La maldición de Portmán o la historia de un fracaso colectivo
La lluvia de millones necesarios para paliar el desastre es incómoda de encajar en todo presupuesto, máxime cuando los réditos políticos serían casi nulos
L os vertidos de estériles mineros que la empresa Peñarroya realizó en Portmán de 1957 a 1990 constituyen uno de los mayores atentados medioambientales ocurridos ... en España en las últimas décadas. Esta consideración, compartida por políticos de uno u otro signo, grupos ecologistas o simples ciudadanos de a pie, es lo único que hoy suscita consenso en relación a esta catástrofe que acabó enterrando la bahía de Portmán bajo 60 millones de toneladas de residuos.
La nueva propuesta del Ministerio para la Transición Ecológica y el Reto Demográfico sobre la manera de 'zanjar' –que no solucionar– el problema, inmovilizando los estériles y descartando la recuperación de la bahía, ha encendido de nuevo la polémica y abierto la consabida guerra de acusaciones mutuas y puñaladas dialécticas, orillando la gran cuestión subyacente: Portmán ha sido, es y será la historia de un fracaso colectivo.

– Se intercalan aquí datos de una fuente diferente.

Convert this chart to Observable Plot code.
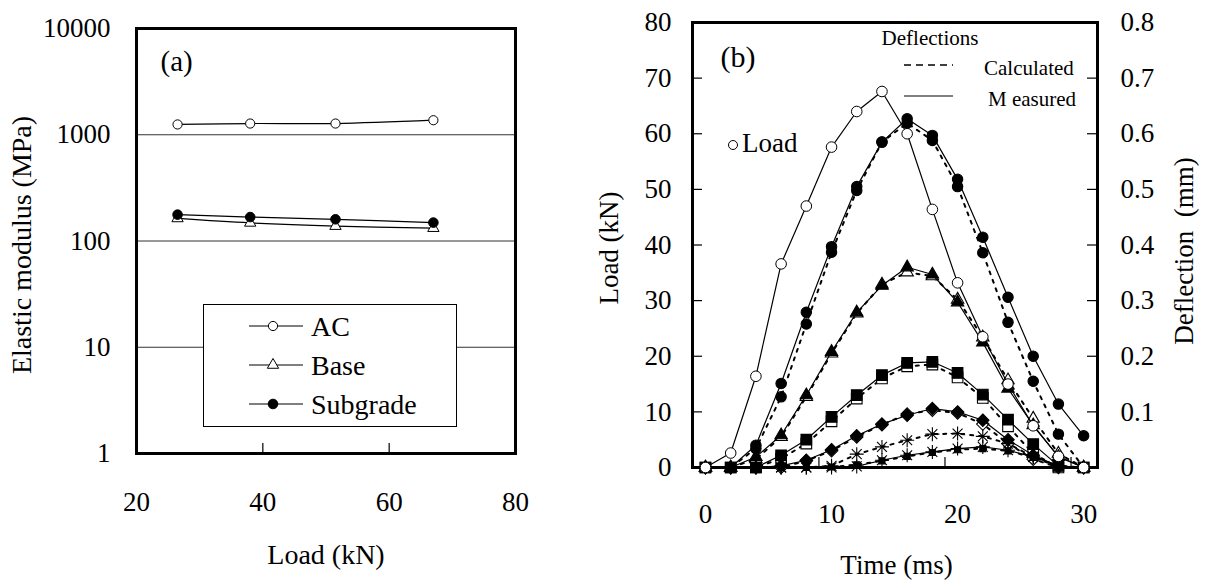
<!DOCTYPE html>
<html><head><meta charset="utf-8">
<script src="https://cdn.jsdelivr.net/npm/d3@7"></script>
<script src="https://cdn.jsdelivr.net/npm/@observablehq/plot@0.6"></script>
<style>
body{margin:0;background:#fff;}
#wrap{position:relative;width:1207px;height:580px;background:#fff;}
#pa{position:absolute;left:0;top:0;width:560px;height:580px;}
#pb{position:absolute;left:560px;top:0;width:647px;height:580px;}
</style></head><body>
<div id="wrap"><div id="pa"></div><div id="pb"></div></div>
<script>
// ---------- Panel (a) data ----------
const loadA = [26.5, 38, 51.5, 67];
const acA = [1250, 1275, 1275, 1370];
const baseA = [163, 148, 138, 132];
const subA = [177, 168, 160, 149];
const xTicksA = [20, 40, 60, 80];
const yTicksA = [1, 10, 100, 1000, 10000];
const gridA = [10, 100, 1000];
const xMarksA = [40, 60];
const legendA = ["AC", "Base", "Subgrade"];

// ---------- Panel (b) data ----------
const timeB = [0, 2, 4, 6, 8, 10, 12, 14, 16, 18, 20, 22, 24, 26, 28, 30];
const loadB = [0, 2.6, 16.4, 36.6, 47.0, 57.6, 64.0, 67.6, 60.0, 46.4, 33.2, 23.5, 15.0, 7.5, 2.0, 0];
const measCircle = [0, 0, 0.040, 0.151, 0.279, 0.397, 0.505, 0.585, 0.627, 0.597, 0.518, 0.414, 0.306, 0.200, 0.114, 0.057];
const calcCircle = [0, 0, 0.034, 0.127, 0.258, 0.387, 0.498, 0.585, 0.619, 0.588, 0.505, 0.386, 0.261, 0.155, 0.060, 0];
const measTri = [0, 0, 0.019, 0.058, 0.130, 0.208, 0.279, 0.327, 0.360, 0.347, 0.297, 0.225, 0.142, 0.076, 0.019, 0];
const calcTri = [0, 0, 0.015, 0.055, 0.127, 0.205, 0.277, 0.329, 0.351, 0.344, 0.302, 0.234, 0.157, 0.088, 0.025, 0];
const measSq = [0, 0, 0, 0.022, 0.050, 0.091, 0.130, 0.166, 0.188, 0.190, 0.170, 0.131, 0.086, 0.042, 0.003, 0];
const calcSq = [0, 0, 0, 0.016, 0.043, 0.083, 0.124, 0.160, 0.182, 0.185, 0.162, 0.125, 0.074, 0.025, 0, 0];
const measDia = [0, 0, 0, 0.003, 0.013, 0.032, 0.057, 0.078, 0.094, 0.106, 0.100, 0.085, 0.050, 0.022, 0.002, 0];
const calcDia = [0, 0, 0, 0, 0.012, 0.030, 0.055, 0.077, 0.096, 0.103, 0.098, 0.078, 0.043, 0.015, 0, 0];
const calcStar = [0, 0, 0, 0, 0, 0.003, 0.024, 0.037, 0.049, 0.060, 0.061, 0.056, 0.043, 0.019, 0.003, 0];
const measLow = [0, 0, 0, 0, 0, 0, 0.002, 0.013, 0.022, 0.028, 0.034, 0.037, 0.031, 0.019, 0.003, 0];
const calcLow = [0, 0, 0, 0, 0, 0.001, 0.005, 0.012, 0.020, 0.027, 0.032, 0.034, 0.030, 0.018, 0.002, 0];
const xTicksB = [0, 10, 20, 30];
const xMarksB = [9, 19, 29];
const yTicksB = [0, 10, 20, 30, 40, 50, 60, 70, 80];
const yMarksB = [10, 20, 30, 40, 50, 60, 70];
const legendB = ["Calculated", "M easured"];

const FONT = '"Liberation Serif", "Times New Roman", serif';

// ---------- Panel (a) ----------
const rowsA = vals => loadA.map((x, i) => ({x, y: vals[i]}));
const styleA = [
  {vals: acA, symbol: "circle", fill: "white", r: 4.6},
  {vals: baseA, symbol: "triangle", fill: "white", r: 4.2},
  {vals: subA, symbol: "circle", fill: "black", r: 4.8}
];
const frameHA = 453 - 28;
const pa = Plot.plot({
  width: 560, height: 580,
  marginLeft: 136, marginRight: 45, marginTop: 28, marginBottom: 127,
  x: {domain: [20, 80]},
  y: {type: "log", domain: [1, 10000]},
  style: {fontFamily: FONT, fontSize: "27px", color: "#000", background: "#fff"},
  marks: [
    Plot.ruleY(gridA, {stroke: "#333", strokeWidth: 1}),
    Plot.frame({stroke: "#000", strokeWidth: 3}),
    Plot.ruleX(xMarksA, {insetTop: frameHA - 10, stroke: "#000", strokeWidth: 1.2}),
    Plot.axisX(xTicksA, {tickSize: 0, tickPadding: 38, label: null, fontSize: 27}),
    Plot.axisY(yTicksA, {tickSize: 0, tickPadding: 26, label: null, fontSize: 27, tickFormat: d3.format("d")}),
    ...styleA.flatMap(s => {
      const data = rowsA(s.vals);
      return [
        Plot.line(data, {x: "x", y: "y", stroke: "#000", strokeWidth: 1.2, curve: "catmull-rom"}),
        Plot.dot(data, {x: "x", y: "y", symbol: s.symbol, r: s.r, fill: s.fill, stroke: "#000", strokeWidth: 1})
      ];
    }),
    Plot.text(["(a)"], {text: d => d, frameAnchor: "top-left", dx: 24, dy: 33, textAnchor: "start", lineAnchor: "middle", fontSize: 29}),
    Plot.text(["Elastic modulus (MPa)"], {text: d => d, frameAnchor: "left", rotate: -90, dx: -114, dy: 4, textAnchor: "middle", lineAnchor: "middle", fontSize: 28}),
    Plot.text(["Load (kN)"], {text: d => d, frameAnchor: "bottom", dy: 102, textAnchor: "middle", lineAnchor: "middle", fontSize: 28})
  ]
});
document.getElementById("pa").append(pa);

// legend (a)
{
  const svg = d3.select(pa);
  const g = svg.append("g");
  g.append("rect").attr("x", 203.5).attr("y", 304.5).attr("width", 253).attr("height", 122)
    .attr("fill", "#fff").attr("stroke", "#000").attr("stroke-width", 1);
  legendA.forEach((name, i) => {
    const y = 326 + i * 39;
    const s = styleA[i];
    g.append("line").attr("x1", 249).attr("x2", 303).attr("y1", y).attr("y2", y)
      .attr("stroke", "#000").attr("stroke-width", 1.2);
    g.append("path").attr("transform", `translate(273,${y})`)
      .attr("d", d3.symbol(s.symbol === "triangle" ? d3.symbolTriangle : d3.symbolCircle, Math.PI * s.r * s.r)())
      .attr("fill", s.fill).attr("stroke", "#000");
    g.append("text").attr("x", 311).attr("y", y).attr("dy", "0.34em")
      .style("font-family", FONT).style("font-size", "28px").style("text-anchor", "start").text(name);
  });
}

// ---------- Panel (b) ----------
const star8 = {draw(ctx, size) {
  const r = Math.sqrt(size / Math.PI);
  for (let i = 0; i < 4; i++) {
    const a = i * Math.PI / 4;
    ctx.moveTo(r * Math.cos(a), r * Math.sin(a));
    ctx.lineTo(-r * Math.cos(a), -r * Math.sin(a));
  }
}};
const seriesB = [
  {vals: calcCircle, symbol: d3.symbolCircle, fill: "black", r: 5.2, dash: true},
  {vals: measCircle, symbol: d3.symbolCircle, fill: "black", r: 5.2, dash: false},
  {vals: calcTri, symbol: d3.symbolTriangle, fill: "white", r: 4.6, dash: true},
  {vals: measTri, symbol: d3.symbolTriangle, fill: "black", r: 4.6, dash: false},
  {vals: calcSq, symbol: d3.symbolSquare, fill: "white", r: 6.0, dash: true},
  {vals: measSq, symbol: d3.symbolSquare, fill: "black", r: 6.0, dash: false},
  {vals: calcDia, symbol: d3.symbolDiamond2, fill: "white", r: 5.6, dash: true},
  {vals: measDia, symbol: d3.symbolDiamond2, fill: "black", r: 5.6, dash: false},
  {vals: calcStar, symbol: star8, fill: "none", r: 7, dash: true},
  {vals: calcLow, symbol: d3.symbolSquare, fill: "black", r: 3.4, dash: true},
  {vals: measLow, symbol: star8, fill: "none", r: 7, dash: false}
];
const rowsB = vals => timeB.map((t, i) => ({t, v: vals[i]}));
const loadRows = rowsB(loadB);
const frameWB = 405, frameHB = 445;
const pb = Plot.plot({
  width: 647, height: 580,
  marginLeft: 132, marginRight: 110, marginTop: 22, marginBottom: 113,
  x: {domain: [-1.03, 31.1]},
  y: {domain: [0, 80]},
  style: {fontFamily: FONT, fontSize: "27px", color: "#000", background: "#fff"},
  marks: [
    Plot.frame({stroke: "#000", strokeWidth: 3}),
    Plot.ruleY(yMarksB, {insetRight: frameWB - 10, stroke: "#000", strokeWidth: 1.2}),
    Plot.ruleY(yMarksB, {insetLeft: frameWB - 10, stroke: "#000", strokeWidth: 1.2}),
    Plot.ruleX(xMarksB, {insetTop: frameHB - 10, stroke: "#000", strokeWidth: 1.2}),
    Plot.axisX(xTicksB, {tickSize: 0, tickPadding: 36, label: null, fontSize: 27}),
    Plot.axisY(yTicksB, {anchor: "left", tickSize: 0, tickPadding: 21, label: null, fontSize: 27}),
    Plot.axisY(yTicksB, {anchor: "right", tickSize: 0, tickPadding: 23, label: null, fontSize: 27,
      tickFormat: d => String(+(d / 100).toFixed(1))}),
    ...seriesB.flatMap(s => {
      const data = rowsB(s.vals);
      return [
        Plot.line(data, {x: "t", y: d => d.v * 100, stroke: "#000",
          strokeWidth: s.dash ? 2 : 1.2, strokeDasharray: s.dash ? "3,6" : null}),
        Plot.dot(data, {x: "t", y: d => d.v * 100, symbol: s.symbol, r: s.r, fill: s.fill,
          stroke: "#000", strokeWidth: 1.1})
      ];
    }),
    Plot.line(loadRows, {x: "t", y: "v", stroke: "#000", strokeWidth: 1.2}),
    Plot.dot(loadRows, {x: "t", y: "v", symbol: "circle", r: 5.3, fill: "white", stroke: "#000", strokeWidth: 1}),
    Plot.text(["Load (kN)"], {text: d => d, frameAnchor: "left", rotate: -90, dx: -83, dy: 3, textAnchor: "middle", lineAnchor: "middle", fontSize: 27}),
    Plot.text(["Deflection\u00a0 (mm)"], {text: d => d, frameAnchor: "right", rotate: -90, dx: 87, dy: 6, textAnchor: "middle", lineAnchor: "middle", fontSize: 27}),
    Plot.text(["Time (ms)"], {text: d => d, frameAnchor: "bottom", dx: 1.5, dy: 98, textAnchor: "middle", lineAnchor: "middle", fontSize: 27}),
    Plot.text(["(b)"], {text: d => d, frameAnchor: "top-left", dx: 28, dy: 35, textAnchor: "start", lineAnchor: "middle", fontSize: 30})
  ]
});
document.getElementById("pb").append(pb);

// annotations / legend (b)
{
  const svg = d3.select(pb);
  const g = svg.append("g");
  g.append("circle").attr("cx", 173).attr("cy", 145).attr("r", 4.5).attr("fill", "#fff").attr("stroke", "#000");
  g.append("text").attr("x", 182).attr("y", 143).attr("dy", "0.34em")
    .style("font-family", FONT).style("font-size", "27px").style("text-anchor", "start").text("Load");
  g.append("text").attr("x", 370).attr("y", 38).attr("dy", "0.34em")
    .style("font-family", FONT).style("font-size", "21px").style("text-anchor", "middle").text("Deflections");
  const ys = [65, 96];
  legendB.forEach((name, i) => {
    g.append("line").attr("x1", 344).attr("x2", 393).attr("y1", ys[i]).attr("y2", ys[i])
      .attr("stroke", "#000").attr("stroke-width", i === 0 ? 1.5 : 1.2)
      .attr("stroke-dasharray", i === 0 ? "7,5" : null);
    g.append("text").attr("x", i === 0 ? 424 : 428).attr("y", ys[i] + 3).attr("dy", "0.34em")
      .style("font-family", FONT).style("font-size", "21px").style("text-anchor", "start").text(name);
  });
}
</script>
</body></html>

Lo fue en origen, porque hubo una sociedad sin conciencia medioambiental que por diversas razones (intereses económicos, estratégicos o laborales) convivió y consintió semejante desastre, amén de mostrar una inutilidad manifiesta para hacer efectivo el principio de que quien contamina, paga. Y lo sigue siendo hoy, porque, en los treinta y cinco años transcurridos desde el cese de los vertidos y a pesar de los avances tecnológicos y de los esfuerzos realizados por distintas administraciones, la sociedad actual ha sido incapaz de encontrar una solución viable que permita el almacenamiento seguro de los estériles y la recuperación de la bahía,
La perspectiva no es halagüeña. Los dos grandes partidos que se han alternado en el poder, tanto a nivel regional como nacional, Popular y Socialista, han demostrado que no se sienten lo suficientemente comprometidos con la solución de un problema heredado del tardofranquismo, que afecta a un pueblo de poco más de mil habitantes de una Región como la nuestra sin peso específico alguno. La lluvia de millones necesarios para paliar el desastre resulta incómoda de encajar en cualquier presupuesto, máxime cuando los réditos políticos o electorales de esas posibles inversiones serían prácticamente nulos.

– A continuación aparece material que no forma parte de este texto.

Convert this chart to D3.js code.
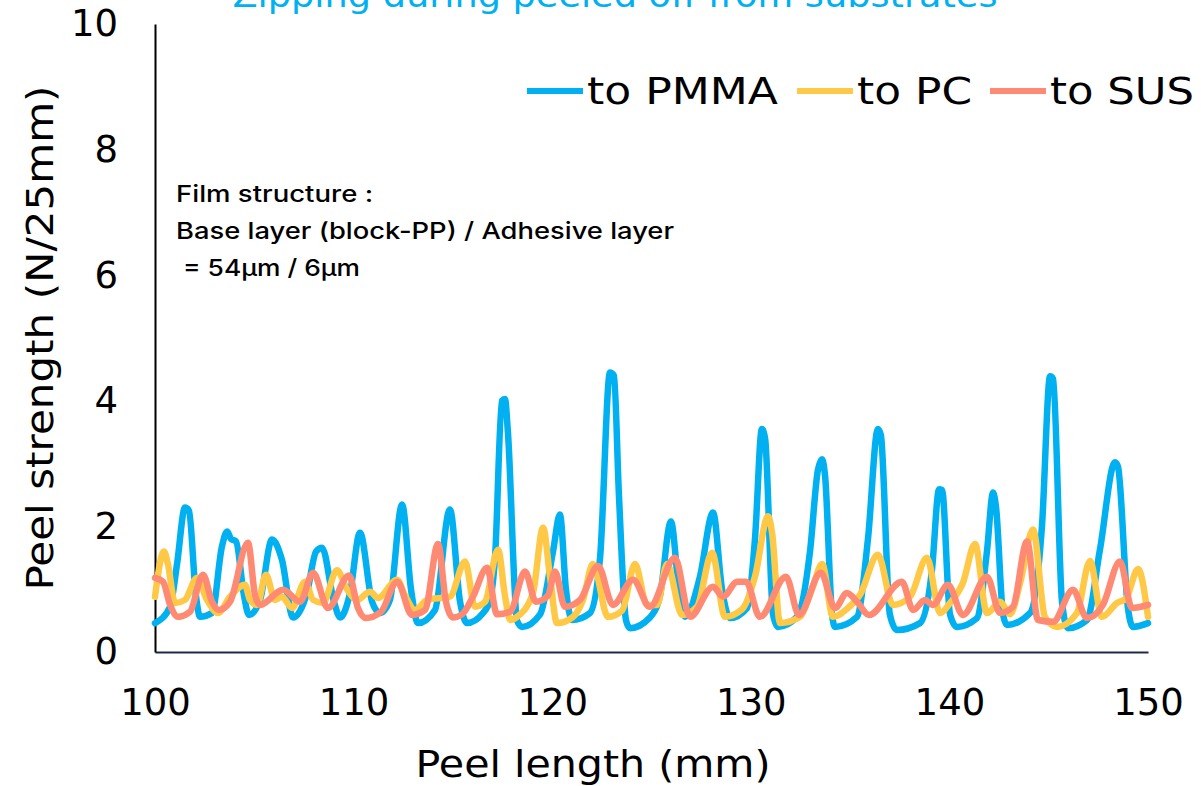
<!DOCTYPE html>
<html>
<head>
<meta charset="utf-8">
<script src="https://cdn.jsdelivr.net/npm/d3@7"></script>
<style>
  html, body { margin: 0; padding: 0; background: #fff; }
  svg { display: block; }
  text { font-family: "DejaVu Sans", "Noto Sans", sans-serif; }
</style>
</head>
<body>
<svg id="chart" width="1201" height="786"></svg>
<script>
// Peel strength traces (N/25mm) against peel length (mm)
const pmmaLength = [100.00,100.76,101.11,101.51,101.71,102.06,102.27,102.87,103.37,103.63,103.83,104.08,104.48,104.73,105.29,105.89,106.39,106.95,107.65,108.11,108.41,109.01,109.32,109.82,110.32,110.93,111.33,111.83,112.44,112.89,113.24,114.10,114.85,115.36,115.71,116.52,116.87,117.12,117.47,117.62,117.77,118.23,118.48,119.39,120.04,120.39,120.69,121.00,121.90,122.41,122.91,123.11,123.36,123.72,123.92,124.92,125.43,125.98,126.38,126.69,127.44,128.10,128.55,128.95,129.81,130.21,130.56,130.72,131.12,131.37,132.33,132.98,133.38,133.59,133.74,134.09,134.24,135.35,135.90,136.40,136.55,137.00,137.36,138.52,139.12,139.48,139.63,140.03,140.38,141.39,141.89,142.20,142.35,142.70,142.90,144.06,144.66,145.07,145.22,145.67,145.97,146.93,147.58,148.34,148.49,148.99,149.24,150.00];
const pmmaStrength = [0.46,0.72,1.40,2.30,2.25,0.90,0.56,0.62,1.68,1.92,1.80,1.76,0.90,0.59,0.83,1.79,1.47,0.55,0.94,1.60,1.66,0.80,0.55,0.94,1.90,0.80,0.62,0.83,2.35,1.00,0.46,0.67,2.27,0.80,0.46,0.62,0.83,1.50,4.00,4.03,3.50,0.50,0.40,0.60,1.60,2.19,1.00,0.51,0.62,1.50,4.45,4.40,2.50,0.50,0.38,0.55,0.90,2.08,1.00,0.56,1.20,2.22,1.00,0.54,0.70,1.80,3.55,3.40,0.60,0.40,0.56,1.60,2.90,3.07,2.80,0.60,0.40,0.56,1.80,3.55,3.45,0.60,0.35,0.46,1.30,2.59,2.58,0.60,0.40,0.54,1.60,2.54,2.30,0.60,0.43,0.62,2.00,4.39,4.35,0.80,0.38,0.51,1.63,3.02,2.95,0.70,0.40,0.46];

const pcLength = [100.00,100.45,100.65,101.01,101.51,102.11,102.62,103.17,103.78,104.53,104.78,105.14,105.59,106.04,106.39,106.90,107.55,107.96,108.46,109.16,109.67,110.17,110.83,111.23,112.19,112.59,113.09,113.70,114.85,115.61,116.11,116.62,117.27,117.62,117.88,118.23,119.03,119.54,119.89,120.24,121.05,121.55,122.05,122.81,123.52,124.17,124.77,125.28,125.78,126.54,127.29,128.05,128.70,129.56,130.21,130.87,131.07,131.47,132.48,133.08,133.59,134.14,134.89,135.50,136.40,137.16,138.02,138.87,139.53,140.03,140.68,141.29,141.89,142.55,143.05,143.56,144.21,144.81,145.42,146.42,147.08,147.68,148.44,148.89,149.50,150.00];
const pcStrength = [0.88,1.60,1.40,0.78,0.83,1.18,0.83,0.62,0.88,1.07,0.83,0.75,1.23,0.83,0.88,0.70,1.12,0.83,0.78,1.30,1.00,0.83,0.96,0.86,1.15,0.90,0.67,0.83,0.88,1.44,0.72,0.80,1.63,0.90,0.51,0.56,0.94,1.98,1.20,0.46,0.56,0.83,1.40,0.56,0.66,1.40,0.75,0.75,1.40,0.59,0.72,1.58,0.56,0.68,1.20,2.16,1.90,0.46,0.56,1.00,1.40,0.56,0.70,0.91,1.55,0.75,0.88,1.50,0.62,0.78,1.10,1.72,0.62,0.80,0.60,1.10,1.95,0.56,0.40,0.62,1.45,0.56,0.78,0.85,1.32,0.56];

const susLength = [100.00,100.40,100.76,101.16,101.76,102.42,102.87,103.22,103.78,104.68,105.04,105.29,106.45,107.30,107.96,108.71,109.77,110.22,110.62,111.38,112.19,112.94,113.60,114.25,114.65,115.00,115.46,116.01,116.72,117.22,117.88,118.63,119.18,119.79,120.14,120.64,121.40,122.31,123.06,124.07,124.92,126.18,126.94,128.10,128.60,129.31,129.76,130.46,131.77,132.43,133.53,134.24,134.84,135.35,135.95,137.61,138.17,138.77,139.17,139.93,140.68,141.89,142.55,143.20,143.91,144.46,145.22,146.22,146.93,147.73,148.59,149.19,150.00];
const susStrength = [1.18,1.12,0.75,0.56,0.64,1.23,0.80,0.67,0.80,1.74,0.90,0.75,0.99,0.80,1.26,0.70,1.22,0.70,0.54,0.64,1.12,0.59,0.67,1.72,0.80,0.55,0.60,0.88,1.34,0.60,0.64,1.28,0.80,0.90,1.28,0.72,0.83,1.37,0.75,1.15,0.72,1.50,0.56,1.04,0.88,1.12,1.12,0.56,1.20,0.59,1.26,0.70,0.94,0.80,0.59,1.12,0.67,0.83,0.75,1.07,0.59,1.20,0.62,0.72,1.76,0.51,0.48,0.99,0.54,0.75,1.44,0.70,0.75];

const seriesNames = ["to PMMA", "to PC", "to SUS"];
const seriesColors = ["#00B0F0", "#FFC846", "#FF8A73"];
const xTicks = [100, 110, 120, 130, 140, 150];
const yTicks = [0, 2, 4, 6, 8, 10];

const titleText = "Zipping during peeled off from substrates";
const noteLines = ["Film structure :", "Base layer (block-PP) / Adhesive layer", " = 54\u03bcm / 6\u03bcm"];

const svg = d3.select("#chart");
const plot = { left: 155, right: 1148, top: 24, bottom: 652 };

const x = d3.scaleLinear().domain([100, 150]).range([plot.left, plot.right]);
const y = d3.scaleLinear().domain([0, 10]).range([plot.bottom, plot.top]);

// Title, running off the top edge of the canvas
svg.append("text")
  .attr("x", 615).attr("y", 7)
  .attr("text-anchor", "middle")
  .attr("fill", "#00B0F0")
  .attr("font-size", 34)
  .attr("textLength", 765)
  .attr("lengthAdjust", "spacingAndGlyphs")
  .text(titleText);

// Axes
const xAxis = svg.append("g")
  .attr("transform", `translate(0,${plot.bottom})`)
  .call(d3.axisBottom(x).tickValues(xTicks).tickSize(0).tickPadding(37).tickFormat(d3.format("d")));
xAxis.select(".domain").attr("stroke", "#1F2A44").attr("stroke-width", 2);
xAxis.selectAll("text").attr("font-size", 37).attr("fill", "#000");

const yAxis = svg.append("g")
  .attr("transform", `translate(${plot.left},0)`)
  .call(d3.axisLeft(y).tickValues(yTicks).tickSize(0).tickPadding(37).tickFormat(d3.format("d")));
yAxis.select(".domain").attr("stroke", "#000").attr("stroke-width", 2);
yAxis.selectAll("text").attr("font-size", 37).attr("fill", "#000");

// Axis titles
svg.append("text")
  .attr("x", 593).attr("y", 777)
  .attr("text-anchor", "middle")
  .attr("font-size", 38)
  .attr("fill", "#000")
  .attr("textLength", 355)
  .attr("lengthAdjust", "spacingAndGlyphs")
  .text("Peel length (mm)");

svg.append("text")
  .attr("transform", "translate(53,338) rotate(-90)")
  .attr("text-anchor", "middle")
  .attr("font-size", 38)
  .attr("fill", "#000")
  .attr("textLength", 505)
  .attr("lengthAdjust", "spacingAndGlyphs")
  .text("Peel strength (N/25mm)");

// Film structure note
const noteWidths = [197, 498, 177];
noteLines.forEach((t, i) => {
  svg.append("text")
    .attr("x", i === 2 ? 183 : 176)
    .attr("y", 202 + i * 37)
    .style("font-family", "Inter, 'DejaVu Sans', sans-serif")
    .style("font-weight", 500)
    .attr("font-size", 23)
    .attr("fill", "#000")
    .attr("textLength", noteWidths[i])
    .attr("lengthAdjust", "spacingAndGlyphs")
    .text(t.trim());
});

// Data lines
const line = d3.line()
  .x(d => x(d[0]))
  .y(d => y(d[1]))
  .curve(d3.curveMonotoneX);

const series = [
  d3.zip(pmmaLength, pmmaStrength),
  d3.zip(pcLength, pcStrength),
  d3.zip(susLength, susStrength)
];

svg.append("g").selectAll("path")
  .data(series)
  .join("path")
  .attr("d", line)
  .attr("fill", "none")
  .attr("stroke", (d, i) => seriesColors[i])
  .attr("stroke-width", 6.5)
  .attr("stroke-linejoin", "round")
  .attr("stroke-linecap", "round");

// Legend
const legendX = [527, 797, 990];
const legendTextWidths = [191, 115, 144];
const legend = svg.append("g");
seriesNames.forEach((name, i) => {
  legend.append("line")
    .attr("x1", legendX[i]).attr("x2", legendX[i] + 56)
    .attr("y1", 91).attr("y2", 91)
    .attr("stroke", seriesColors[i])
    .attr("stroke-width", 6);
  legend.append("text")
    .attr("x", legendX[i] + 60).attr("y", 104)
    .attr("font-size", 37)
    .attr("fill", "#000")
    .attr("textLength", legendTextWidths[i])
    .attr("lengthAdjust", "spacingAndGlyphs")
    .text(name);
});
</script>
</body>
</html>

La geopolítica también juega en nuestra contra. ¿Seguiríamos sin una solución treinta y cinco años después si el desastre medioambiental de Portmán se hubiera producido, por ejemplo, en Cataluña? Si nuestros diputados por Murcia fueran tan decisivos para el sostenimiento del Gobierno de Pedro Sánchez, como lo son los de Junts, ¿se hubiera atrevido el Miteco a cambiar de criterio o estaríamos ejecutando ya la recuperación de la bahía, del puerto e incluso la contrucción de un atractivo resort adyacente? ¿Hubiera ofrecido aquí y allí la última propuesta de solución? ¿Se guía esta verdaderamente por criterios más realistas y comprometidos con el medio ambiente o es una forma más económica de enterrar, nunca mejor dicho, el asunto?
Tampoco ayuda la actual coyuntura de inestabilidad política nacional, ni la nueva generación de políticos que abominan del diálogo, y, en consecuencia, del consenso, más preocupados en vocear el relato que les impone el partido y en atacar al contrario, que en favorecer la necesaria colaboración con otras administraciones para facilitar la solución de este y otros graves problemas.
La propia agenda pública regional, no digamos ya la nacional, ha desplazado el conflicto de Portmán a los últimos puestos de interés. El foco público se centra aquí en los recortes del Trasvase y en una regeneración del Mar Menor lenta y no suficientemente asegurada, mientras persistan las maniobras de quienes se niegan a asumir su responsabilidad en el conflicto y pretenden imponer sus intereses.
Portmán vuelve a ser la bahía de los sueños rotos, la imagen desoladora de un fracaso colectivo, recordatorio indeleble de lo que nunca se debió permitir, de lo que nunca debió ser.